Challenging “Common Sense”

Oppression refers to a social dynamic in which certain ways of being in this world—including certain ways of identifying or being identified—are normalized or privileged while other ways are disadvantaged or marginalized at various levels, from the individual and interpersonal to the cultural and institutional to the ideological and discursive. Forms of oppression include racism, classism, sexism, heterosexism, ableism, colonialism, and other “isms.” These isms intersect and overlap, reinforce and contradict one another, are similar to and different from one another, and manifest in different ways depending on the context. Although it takes multiple and varied forms, oppression is always in operation.

One of the primary reasons why oppression is difficult to challenge is that it is often difficult to identify.
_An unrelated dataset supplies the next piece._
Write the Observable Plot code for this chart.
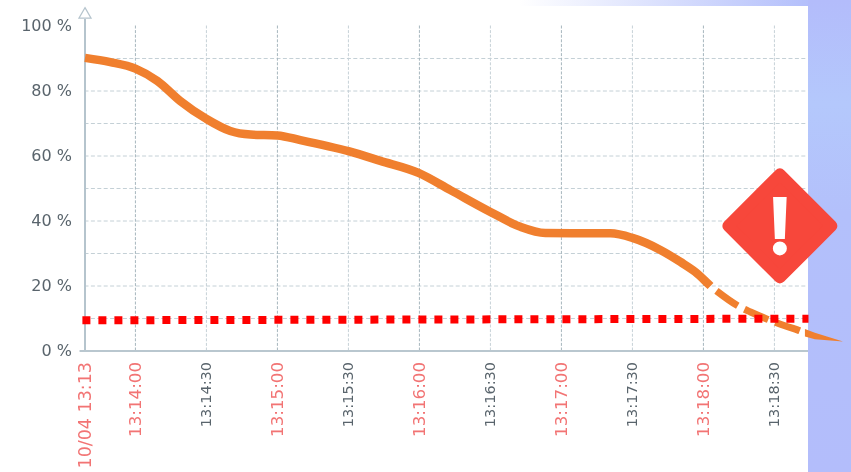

Recognizing, for example, that one racial group is privileged over another is difficult to do when that privilege is conceptualized and talked about as simply the way things are or have always been, as natural, as normal, as desirable, or simply as “common sense.” Common sense does not often point out the many ways that oppression is functioning, and in fact, is often what convinces us that the status quo is neutral or non-oppressive. Scholars have described how challenging oppression, therefore, involves questioning what is meant by common sense.
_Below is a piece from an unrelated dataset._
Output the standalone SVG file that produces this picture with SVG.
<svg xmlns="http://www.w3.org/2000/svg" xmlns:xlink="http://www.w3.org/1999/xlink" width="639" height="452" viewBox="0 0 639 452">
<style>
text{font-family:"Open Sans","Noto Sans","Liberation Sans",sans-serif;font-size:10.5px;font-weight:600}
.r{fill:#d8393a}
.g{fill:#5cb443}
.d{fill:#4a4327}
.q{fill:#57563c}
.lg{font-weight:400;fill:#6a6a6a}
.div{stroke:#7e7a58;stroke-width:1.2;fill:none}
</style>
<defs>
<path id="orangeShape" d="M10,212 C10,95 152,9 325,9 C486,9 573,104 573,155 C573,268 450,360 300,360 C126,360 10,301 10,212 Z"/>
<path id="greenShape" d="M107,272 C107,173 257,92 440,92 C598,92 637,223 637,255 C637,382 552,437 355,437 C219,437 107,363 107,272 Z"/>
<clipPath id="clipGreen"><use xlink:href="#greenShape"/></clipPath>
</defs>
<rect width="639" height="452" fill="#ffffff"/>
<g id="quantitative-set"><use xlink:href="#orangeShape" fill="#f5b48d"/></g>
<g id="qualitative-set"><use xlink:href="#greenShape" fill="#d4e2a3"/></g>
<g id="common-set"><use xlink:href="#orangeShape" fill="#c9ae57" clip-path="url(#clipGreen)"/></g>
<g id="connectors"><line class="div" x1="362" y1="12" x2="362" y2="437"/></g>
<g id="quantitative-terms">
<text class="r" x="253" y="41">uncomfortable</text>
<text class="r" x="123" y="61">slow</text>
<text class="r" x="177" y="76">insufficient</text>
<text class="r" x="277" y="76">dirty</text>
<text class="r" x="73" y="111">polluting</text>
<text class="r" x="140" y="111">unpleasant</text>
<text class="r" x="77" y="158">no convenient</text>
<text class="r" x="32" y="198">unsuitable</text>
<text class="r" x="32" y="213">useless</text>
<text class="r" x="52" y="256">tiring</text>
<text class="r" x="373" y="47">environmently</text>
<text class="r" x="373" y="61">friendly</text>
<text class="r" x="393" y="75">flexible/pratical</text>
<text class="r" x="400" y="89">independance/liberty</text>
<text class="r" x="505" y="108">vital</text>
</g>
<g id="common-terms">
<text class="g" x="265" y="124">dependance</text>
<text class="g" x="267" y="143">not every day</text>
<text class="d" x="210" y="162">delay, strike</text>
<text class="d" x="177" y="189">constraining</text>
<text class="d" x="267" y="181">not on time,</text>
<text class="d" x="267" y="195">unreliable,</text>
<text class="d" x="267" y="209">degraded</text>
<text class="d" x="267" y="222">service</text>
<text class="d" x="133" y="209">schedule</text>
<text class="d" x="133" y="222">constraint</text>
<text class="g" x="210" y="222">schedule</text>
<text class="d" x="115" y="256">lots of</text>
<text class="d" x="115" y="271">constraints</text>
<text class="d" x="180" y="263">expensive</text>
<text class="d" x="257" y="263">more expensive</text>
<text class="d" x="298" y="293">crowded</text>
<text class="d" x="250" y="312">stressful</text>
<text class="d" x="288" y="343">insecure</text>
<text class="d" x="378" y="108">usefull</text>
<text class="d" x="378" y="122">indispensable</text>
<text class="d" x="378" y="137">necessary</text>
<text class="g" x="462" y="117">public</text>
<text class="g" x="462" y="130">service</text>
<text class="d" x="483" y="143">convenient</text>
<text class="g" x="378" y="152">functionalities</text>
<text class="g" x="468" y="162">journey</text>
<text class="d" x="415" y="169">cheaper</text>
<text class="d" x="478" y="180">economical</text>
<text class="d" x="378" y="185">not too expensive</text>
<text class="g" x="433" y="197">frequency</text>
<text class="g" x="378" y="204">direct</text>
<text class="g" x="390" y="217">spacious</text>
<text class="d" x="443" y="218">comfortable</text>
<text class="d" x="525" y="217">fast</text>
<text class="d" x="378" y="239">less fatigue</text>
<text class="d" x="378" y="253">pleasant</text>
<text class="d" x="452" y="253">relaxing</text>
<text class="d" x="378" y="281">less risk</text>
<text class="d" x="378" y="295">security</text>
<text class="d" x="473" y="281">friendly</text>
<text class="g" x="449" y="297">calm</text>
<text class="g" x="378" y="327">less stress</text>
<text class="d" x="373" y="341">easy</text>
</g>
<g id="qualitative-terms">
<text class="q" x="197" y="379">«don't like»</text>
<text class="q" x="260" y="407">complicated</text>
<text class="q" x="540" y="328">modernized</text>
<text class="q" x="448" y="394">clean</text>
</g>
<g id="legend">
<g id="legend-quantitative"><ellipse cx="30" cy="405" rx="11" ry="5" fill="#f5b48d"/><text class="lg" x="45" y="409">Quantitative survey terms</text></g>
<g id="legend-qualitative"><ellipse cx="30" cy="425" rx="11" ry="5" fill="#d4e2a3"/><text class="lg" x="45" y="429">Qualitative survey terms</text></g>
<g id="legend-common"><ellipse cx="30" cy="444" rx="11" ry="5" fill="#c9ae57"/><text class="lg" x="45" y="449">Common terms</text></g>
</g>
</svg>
So, too, with oppression in education. Scholars have noted how common sense does not often tell us that oppression plays out in schools, particularly when the definition of oppression consists of only the most visible forms of discrimination. However, for decades, education research has revealed that oppression appears in subtle and hidden ways, which means that not challenging oppression indirectly allows the status quo to remain unchanged. Scholars have pointed out that some traditional and commonsensical approaches to teaching and learning actually contribute to oppression in schools and society, and some popular approaches to reforming public education actually overlook or mask the oppression that lies at the core of inequity in schools. Scholars have noted how attempts to change education often fail precisely when they do not conform to the common sense of schooling.

Working the Contradictions

Scholars have noted that recognizing the need for anti-oppressive education does not easily lead to change, because of the contradictions that abound in both education and any anti-oppressive movement. For example, policies can mean a range of different things to different people, not only because they are interpreted and implemented variously, but also because they emerge from histories of which politicians and educators are not always aware. This was the case when attempts to strengthen the teaching profession involved initiatives that were first developed by groups aiming to weaken the teaching profession. Scholars such as Sonia Nieto and Kevin Kumashiro have described how learning involves both a desire for and a resistance to knowledge, and it is often the resistance to uncomfortable ideas that keeps eyes closed to the oppressions that abound. Teaching involves both intended and unintended lessons, and it is often in the unintended, hidden lessons that oppression finds life and reinforcement.